Marco è un poliziotto penitenziario con più di vent’anni di servizio in un carcere che ospita anche il 41 bis, preferisce restare anonimo per non incorrere in “malintesi”. Dopo il nostro approfondimento sui suicidi in prigione ci ha contattato per raccontarci il carcere con gli occhi di un poliziotto.
Marco, raccontaci cosa significa lavorare in prigione
Adesso io non sono più in servizio in carcere da qualche anno, sono dislocato a sedi esterne dove i detenuti vengono magari a lavorare, ma i poliziotti penitenziari hanno un compito delicatissimo, che è quello di prendersi cura dei bisogni delle persone che sono in cella. Sono l’unico punto di riferimento del detenuto. Abbiamo il compito di intercettare e aiutare queste persone nei loro bisogni, tra noi scherziamo su questo aspetto dicendo che se serve facciamo anche da psicologi.
Com’è la vita del poliziotto penitenziario?
La vita di un poliziotto dentro il carcere è come quella del detenuto. Non devi immaginare che un poliziotto possa permettersi libertà nel carcere, umanamente non lo faremmo comunque ma abbiamo regole precise da rispettare.
La sorveglianza e il controllo del detenuto passano dall’ordine di servizio che viene assegnato giornalmente. Non siamo in servizio sempre con gli stessi detenuti, facciamo dei turni e questo ci consente di conoscere tutte le persone che scontano la pena nei vari bracci.
E il rapporto coi detenuti?
Noi non possiamo essere amici dei detenuti, è vietato e sarebbe poco etico. Il nostro compito è sorvegliare, non ci passa per la testa di fare amicizia o rimanere in contatto con loro dopo che sono usciti. Essere professionali significa anche lasciare da parte le simpatie.

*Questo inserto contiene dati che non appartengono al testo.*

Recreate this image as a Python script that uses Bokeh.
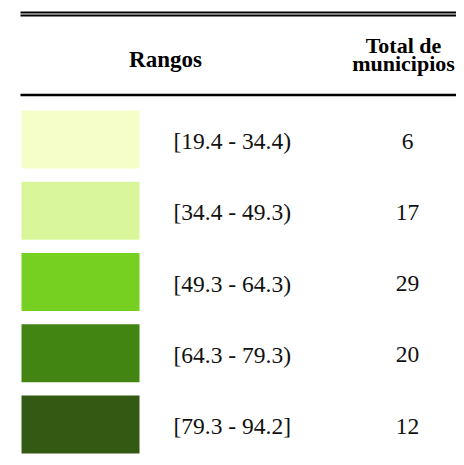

In generale io sono sempre stato uno che non si crede lo sceriffo, il mio compito non è giudicare o essere superiore alle persone che sono lì. Devo provvedere al loro reinserimento secondo il mio compito. Non ho mai avuto problemi, anzi spesso i detenuti sono gentili.
In carcere, secondo il rapporto Antigone 2022, i casi di suicidio sono aumentati tanto, come la vive questa condizione un poliziotto penitenziario?
Ti posso garantire che il 90, anche 95 % dei suicidi in prigione, almeno dalla mia esperienza personale, avvengono per motivi che non sono legati alla detenzione. Queste persone si ammazzano perché fuori dal penitenziario non li aspetta niente. Ed è una cosa veramente triste. Molti si suicidano perché dopo magari devono essere rimpatriati ma se li rimandi quelli li ammazzano appena sbarcano.
Accade spesso che i compagni di cella salvino qualcuno che sti sta suicidando. Non è una cosa semplice da gestire per nessuno.
Ti è capitato di assistere a un suicidio?
Purtroppo sì, una mattina mentre smontavo dal turno, facendo l’ultimo giro delle celle ho trovato un ragazzo impiccato alle sbarre. Non lo dimenticherò mai. Questo ragazzo si era macchiato di un reato molto grave, in carcere aveva iniziato a vergognarsi delle sue azioni, aveva paura del giudizio dei genitori, degli amici. Alla fine si era chiuso in una ossessione che lo ha portato al suicidio.
Fa male vedere certe cose, ma pensa che oltre al suicidio per impiccagione ci sono tantissimi che si procurano autolesionismo, chi ingoia le lamette. Il nostro compito è complesso e delicato. Dobbiamo stare sempre all’erta.
Quali sono i principali problemi del sistema carcerario?
Beh, ti dico questo. Ogni anno assumiamo circa 1700 poliziotti con concorso. Sai quanto personale lascia i penitenziari? Circa 3000. Se sei sempre sotto organico, non è difficile che le cose sfuggano di mano.
Sfuggano in che senso?
Nel senso dei suicidi, delle rivolte, delle carceri sovraffollate, degli oggetti che entrano ma non dovrebbero. Se siamo in proporzione meno di 1 agente per 100 detenuti (55.000 detenuti e 42.000 agenti circa, se togli i decentrati, quelli che non fanno servizio e altre situazioni siamo a 0.5 agenti su 100 detenuti) come potrebbe reggere a lungo il sistema?